Bill’s own recordings include Song of Storyville, (2001 unreleased), Hard Bop, 2003, Sambra, 2005, and A Faceless Place, 2006, all on Laurel Hill Records. He also recorded, A Window that Shows Me the Moon (2012), and Trumpet Story featuring Randy Brecker (2014), both on Planet Arts Network.
Besides Mercy Mercy Mercy, and Trumpet Story, his recent work also includes collaborations with Jazz/Funk/Blues vocalist Nicole Henry. In addition to his professional schedule, Bill directs the Jazz program at Lehigh University, directs the New York Jazz Repertory Ensemble, The New York Jazz Octet and the Hell’s Kitchen Funk Orchestra.

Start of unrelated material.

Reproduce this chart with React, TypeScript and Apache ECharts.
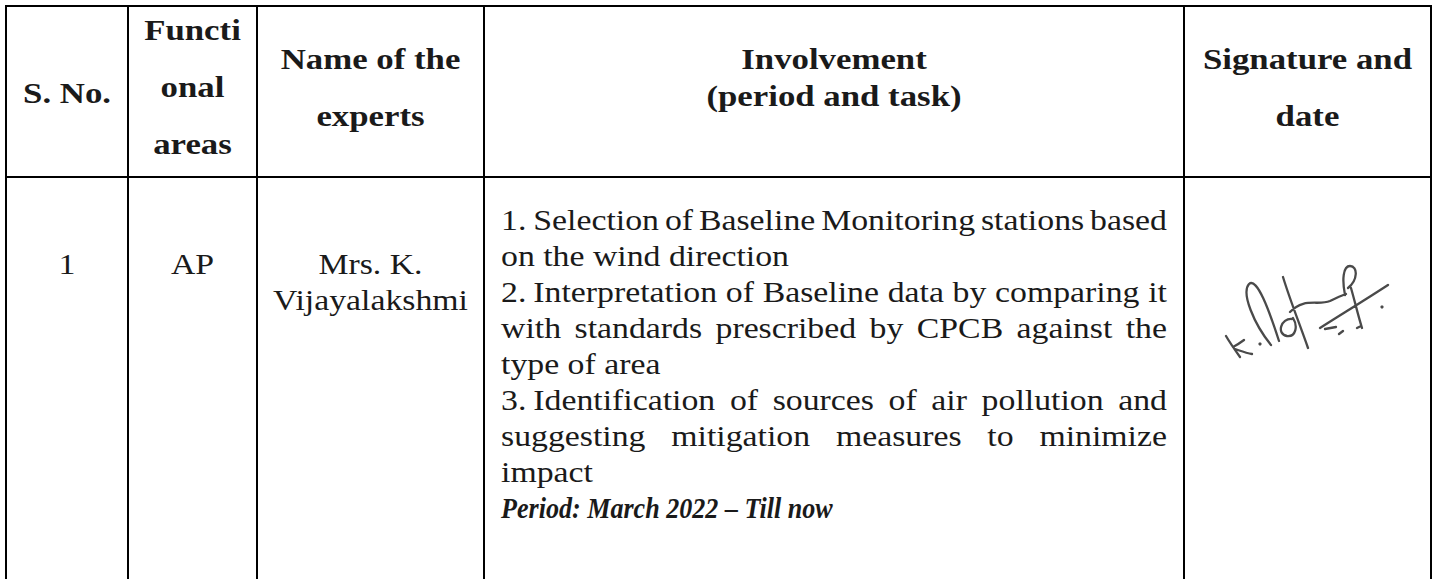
import React, { useEffect, useRef } from "react";
import * as echarts from "echarts";

// ---------- table content ----------
const headerTexts: string[][] = [
  ["S. No."],
  ["Functi", "onal", "areas"],
  ["Name of the", "experts"],
  ["Involvement", "(period and task)"],
  ["Signature and", "date"],
];
const serialNumbers = ["1"];
const functionalAreas = ["AP"];
const expertNames: string[][] = [["Mrs. K.", "Vijayalakshmi"]];
const involvementLines: { text: string; justify: boolean }[] = [
  { text: "1. Selection of Baseline Monitoring stations based", justify: true },
  { text: "on the wind direction", justify: false },
  { text: "2. Interpretation of Baseline data by comparing it", justify: true },
  { text: "with standards prescribed by CPCB against the", justify: true },
  { text: "type of area", justify: false },
  { text: "3. Identification of sources of air pollution and", justify: true },
  { text: "suggesting mitigation measures to minimize", justify: true },
  { text: "impact", justify: false },
];
const periodText = "Period: March 2022 – Till now";

// signature strokes (hand-drawn scribble)
const signaturePath =
  "M46,136 C50,143 55,150 60,157 M53,147 C57,145 60,143 64,140 M55,149 C61,151 66,153 72,154 " +
  "M91,145 C74,124 61,93 69,84 C77,77 89,110 99,141 " +
  "M103,77 C110,100 120,125 128,148 " +
  "M112,119 C101,118 96,134 107,136 C116,137 118,126 113,118 " +
  "M110,112 C124,97 138,106 150,101 C156,98 160,96 166,94 " +
  "M165,95 C162,80 163,66 170,66 C178,66 178,80 168,88 M171,88 C175,102 178,115 182,128 " +
  "M140,128 C162,114 185,100 208,85 " +
  "M145,129 L156,127 M159,134 L163,131 M177,128 L181,126";
const signatureDots: [number, number][] = [
  [80, 144],
  [202, 107],
];

// ---------- layout ----------
const W = 1437;
const H = 579;
const colX = [6, 128, 257, 484, 1184, 1431];
const topY = 6;
const headerBottomY = 177;
const headerLineY: number[][] = [[93], [30, 87, 144], [59, 116], [59, 96], [59, 116]];
const bodyRowY = 264;
const bodyLineGap = 36;
const invLeft = 501;
const invRight = 1167;
const invFirstY = 220;
const FONT = "'Liberation Serif', serif";
const BODY_SIZE = 29;
const HEAD_SIZE = 29;
const INK = "#1a1a1a";

const ctx = document.createElement("canvas").getContext("2d") as CanvasRenderingContext2D;
function measure(text: string, size: number, weight = "normal", style = "normal") {
  ctx.font = `${style} ${weight} ${size}px ${FONT}`;
  return ctx.measureText(text).width;
}

function txt(
  text: string,
  x: number,
  y: number,
  opts: { align?: string; weight?: string; style?: string; size?: number; scaleX?: number } = {}
) {
  return {
    type: "text",
    x,
    y,
    scaleX: opts.scaleX ?? 1,
    silent: true,
    style: {
      text,
      x: 0,
      y: 0,
      fill: INK,
      fontFamily: FONT,
      fontSize: opts.size ?? BODY_SIZE,
      fontWeight: opts.weight ?? "normal",
      fontStyle: opts.style ?? "normal",
      align: opts.align ?? "left",
      verticalAlign: "middle",
    },
  };
}

function buildElements() {
  const els: any[] = [];
  const bodyScale = 288 / measure("on the wind direction", BODY_SIZE);
  const headScale = 88 / measure("S. No.", HEAD_SIZE, "bold");
  const b = { scaleX: bodyScale };

  // borders
  const line = (x1: number, y1: number, x2: number, y2: number) => ({
    type: "line",
    silent: true,
    shape: { x1, y1, x2, y2 },
    style: { stroke: "#000", lineWidth: 2 },
  });
  els.push(line(colX[0] - 1, topY, colX[colX.length - 1] + 1, topY));
  els.push(line(colX[0] - 1, headerBottomY, colX[colX.length - 1] + 1, headerBottomY));
  colX.forEach((x) => els.push(line(x, topY - 1, x, H)));

  // headers
  headerTexts.forEach((lines, ci) => {
    const cx = (colX[ci] + colX[ci + 1]) / 2;
    lines.forEach((t, li) => {
      els.push(
        txt(t, cx, headerLineY[ci][li], {
          align: "center",
          weight: "bold",
          size: HEAD_SIZE,
          scaleX: headScale,
        })
      );
    });
  });

  // body: serial, area, name
  serialNumbers.forEach((s) =>
    els.push(txt(s, (colX[0] + colX[1]) / 2, bodyRowY, { align: "center", ...b }))
  );
  functionalAreas.forEach((s) =>
    els.push(txt(s, (colX[1] + colX[2]) / 2, bodyRowY, { align: "center", ...b }))
  );
  expertNames.forEach((lines) =>
    lines.forEach((s, i) =>
      els.push(
        txt(s, (colX[2] + colX[3]) / 2, bodyRowY + i * bodyLineGap, { align: "center", ...b })
      )
    )
  );

  // involvement (justified)
  involvementLines.forEach((ln, i) => {
    const y = invFirstY + i * bodyLineGap;
    if (!ln.justify) {
      els.push(txt(ln.text, invLeft, y, b));
      return;
    }
    let words = ln.text.split(" ");
    let left = invLeft;
    if (/^\d+\.$/.test(words[0])) {
      els.push(txt(words[0], left, y, b));
      left += measure(words[0], BODY_SIZE) * bodyScale + 7;
      words = words.slice(1);
    }
    const widths = words.map((w) => measure(w, BODY_SIZE) * bodyScale);
    const total = widths.reduce((a, c) => a + c, 0);
    const gap = words.length > 1 ? (invRight - left - total) / (words.length - 1) : 0;
    let x = left;
    words.forEach((w, k) => {
      els.push(txt(w, x, y, b));
      x += widths[k] + gap;
    });
  });
  const periodY = invFirstY + involvementLines.length * bodyLineGap;
  const pw = measure(periodText, BODY_SIZE, "bold", "italic");
  els.push(
    txt(periodText, invLeft, periodY, {
      weight: "bold",
      style: "italic",
      scaleX: 332 / pw,
    })
  );

  // signature
  echarts.graphic.registerShape("signature", (echarts.graphic as any).extendPath(signaturePath, {}));
  els.push({
    type: "signature",
    x: 1180,
    y: 200,
    silent: true,
    style: { stroke: "#4a4a4a", fill: "none", lineWidth: 2.3, lineCap: "round", lineJoin: "round" },
  });
  signatureDots.forEach(([dx, dy]) =>
    els.push({
      type: "circle",
      x: 1180,
      y: 200,
      silent: true,
      shape: { cx: dx, cy: dy, r: 1.6 },
      style: { fill: "#4a4a4a" },
    })
  );
  return els;
}

export default function App() {
  const ref = useRef<HTMLDivElement>(null);
  useEffect(() => {
    document.body.style.margin = "0";
    const chart = echarts.init(ref.current as HTMLDivElement, undefined, { renderer: "svg" });
    chart.setOption({
      animation: false,
      backgroundColor: "#ffffff",
      graphic: { elements: buildElements() },
    });
    return () => chart.dispose();
  }, []);
  return <div ref={ref} style={{ width: W, height: H }} />;
}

He appears regularly at Iridium, Dizzy’s Jazz Club in NYC, The Garage and many other clubs in the greater New York area. He frequently performs and teaches in Europe in addition to writing commissioned works for various conservatories and radio orchestra around the world.
Bill’s varied career as a player has led to associations with artists as varied as Sonny Stitt, Paul Anka, The Baltimore Symphony Orchestra, Mel Torme, The Spinners, Sheila Jordan, Jon Faddis, The Gil Evans Orchestra, Mel Lewis, Ornette Coleman, Lester Bowie, Lee Konitz, The Yellow Jackets, Don Braden, Eddie Palmieri, Buddy DeFranco, Randy Brecker and The Berlin Radio Orchestra among many others. Bill is listed in the Biographical Encyclopedia of Jazz by Ira Gitler and Leonard Feather and the online Biographical Jazz listings by Lewis Porter.